- REQUIRED WORK
Write out each line from the data below that includes the word "matplotlib".

-- START DATASET CONTENT --

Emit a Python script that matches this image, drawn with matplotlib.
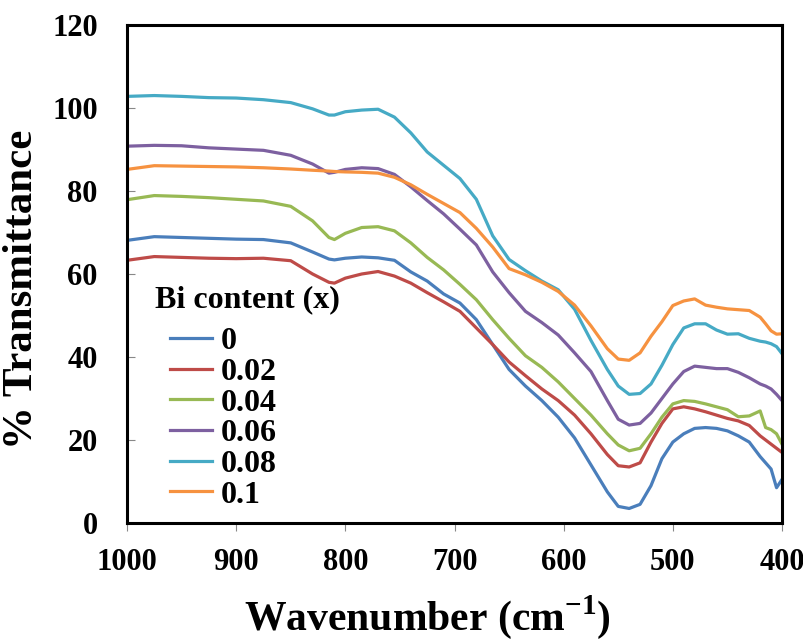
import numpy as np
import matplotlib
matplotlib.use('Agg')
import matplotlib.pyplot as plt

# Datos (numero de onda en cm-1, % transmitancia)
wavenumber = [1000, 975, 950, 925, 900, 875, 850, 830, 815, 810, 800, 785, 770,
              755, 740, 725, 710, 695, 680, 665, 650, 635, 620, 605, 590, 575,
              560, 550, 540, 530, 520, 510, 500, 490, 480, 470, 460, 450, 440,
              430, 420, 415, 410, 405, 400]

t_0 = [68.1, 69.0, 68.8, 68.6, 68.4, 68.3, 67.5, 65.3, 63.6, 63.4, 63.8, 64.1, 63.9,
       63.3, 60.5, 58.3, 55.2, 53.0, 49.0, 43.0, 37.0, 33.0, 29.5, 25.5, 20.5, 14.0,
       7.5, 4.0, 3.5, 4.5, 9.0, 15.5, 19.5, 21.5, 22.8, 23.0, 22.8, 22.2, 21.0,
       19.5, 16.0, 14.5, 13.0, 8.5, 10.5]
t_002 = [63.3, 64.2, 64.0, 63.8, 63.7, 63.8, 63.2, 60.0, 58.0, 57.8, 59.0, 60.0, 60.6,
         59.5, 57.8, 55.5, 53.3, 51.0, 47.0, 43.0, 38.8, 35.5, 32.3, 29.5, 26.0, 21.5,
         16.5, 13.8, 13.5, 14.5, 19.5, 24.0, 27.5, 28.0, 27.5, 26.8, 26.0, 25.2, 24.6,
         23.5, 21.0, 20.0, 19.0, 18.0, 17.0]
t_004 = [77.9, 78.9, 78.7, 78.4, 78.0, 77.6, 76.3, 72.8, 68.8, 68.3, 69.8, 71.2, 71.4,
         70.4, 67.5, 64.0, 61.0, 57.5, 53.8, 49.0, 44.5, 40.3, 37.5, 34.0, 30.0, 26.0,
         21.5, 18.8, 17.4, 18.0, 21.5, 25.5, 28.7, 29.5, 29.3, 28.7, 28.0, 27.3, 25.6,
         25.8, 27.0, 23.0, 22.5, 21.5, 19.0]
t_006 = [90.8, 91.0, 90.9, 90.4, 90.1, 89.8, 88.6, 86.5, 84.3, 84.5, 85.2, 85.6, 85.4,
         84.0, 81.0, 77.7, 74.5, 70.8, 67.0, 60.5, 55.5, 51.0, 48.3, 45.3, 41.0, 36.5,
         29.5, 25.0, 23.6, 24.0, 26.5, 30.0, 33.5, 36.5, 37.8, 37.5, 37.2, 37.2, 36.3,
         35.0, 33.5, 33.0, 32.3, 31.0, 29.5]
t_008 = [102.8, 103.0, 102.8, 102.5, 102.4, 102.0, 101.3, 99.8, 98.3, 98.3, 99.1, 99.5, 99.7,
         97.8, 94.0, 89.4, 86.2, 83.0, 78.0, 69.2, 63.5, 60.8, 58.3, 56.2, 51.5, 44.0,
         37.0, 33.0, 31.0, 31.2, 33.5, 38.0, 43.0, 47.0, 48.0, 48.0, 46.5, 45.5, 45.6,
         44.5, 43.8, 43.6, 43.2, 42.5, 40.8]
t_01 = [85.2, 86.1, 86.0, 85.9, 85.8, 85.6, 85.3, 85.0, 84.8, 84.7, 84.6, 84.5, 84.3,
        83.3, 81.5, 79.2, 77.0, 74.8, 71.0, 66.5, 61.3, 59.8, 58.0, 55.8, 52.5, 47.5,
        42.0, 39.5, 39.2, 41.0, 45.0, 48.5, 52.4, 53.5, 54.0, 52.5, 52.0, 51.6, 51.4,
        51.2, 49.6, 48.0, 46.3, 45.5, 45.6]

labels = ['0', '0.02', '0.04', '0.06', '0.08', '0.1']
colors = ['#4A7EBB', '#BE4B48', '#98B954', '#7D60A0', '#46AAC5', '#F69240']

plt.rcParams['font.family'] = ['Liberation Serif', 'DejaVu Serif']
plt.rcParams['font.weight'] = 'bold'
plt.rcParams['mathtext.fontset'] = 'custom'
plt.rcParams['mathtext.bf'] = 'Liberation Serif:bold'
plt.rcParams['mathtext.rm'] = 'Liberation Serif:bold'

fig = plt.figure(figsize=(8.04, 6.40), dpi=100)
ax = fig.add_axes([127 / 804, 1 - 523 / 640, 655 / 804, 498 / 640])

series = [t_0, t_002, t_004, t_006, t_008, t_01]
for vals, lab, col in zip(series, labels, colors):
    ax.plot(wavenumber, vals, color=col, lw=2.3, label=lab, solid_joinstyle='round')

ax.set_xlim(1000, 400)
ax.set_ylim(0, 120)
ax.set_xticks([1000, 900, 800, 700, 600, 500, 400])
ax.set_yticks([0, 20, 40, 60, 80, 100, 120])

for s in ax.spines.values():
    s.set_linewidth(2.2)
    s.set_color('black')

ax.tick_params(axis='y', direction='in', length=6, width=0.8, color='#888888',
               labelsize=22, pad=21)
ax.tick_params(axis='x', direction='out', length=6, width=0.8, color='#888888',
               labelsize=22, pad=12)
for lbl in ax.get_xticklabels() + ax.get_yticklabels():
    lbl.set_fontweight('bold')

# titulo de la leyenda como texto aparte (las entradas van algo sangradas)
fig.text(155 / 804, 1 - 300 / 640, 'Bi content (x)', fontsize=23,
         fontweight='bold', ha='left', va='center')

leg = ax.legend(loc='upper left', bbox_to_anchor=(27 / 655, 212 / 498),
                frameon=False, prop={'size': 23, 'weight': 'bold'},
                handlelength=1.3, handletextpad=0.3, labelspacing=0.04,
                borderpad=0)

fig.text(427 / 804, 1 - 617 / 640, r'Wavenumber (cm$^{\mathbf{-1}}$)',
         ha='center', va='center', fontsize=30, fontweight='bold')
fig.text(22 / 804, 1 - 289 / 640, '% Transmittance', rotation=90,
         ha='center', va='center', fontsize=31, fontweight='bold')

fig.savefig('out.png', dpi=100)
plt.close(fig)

-- END DATASET CONTENT --

- TASK RESPONSE
Emit a Python script that matches this image, drawn with matplotlib.
import matplotlib
matplotlib.use('Agg')
import matplotlib.pyplot as plt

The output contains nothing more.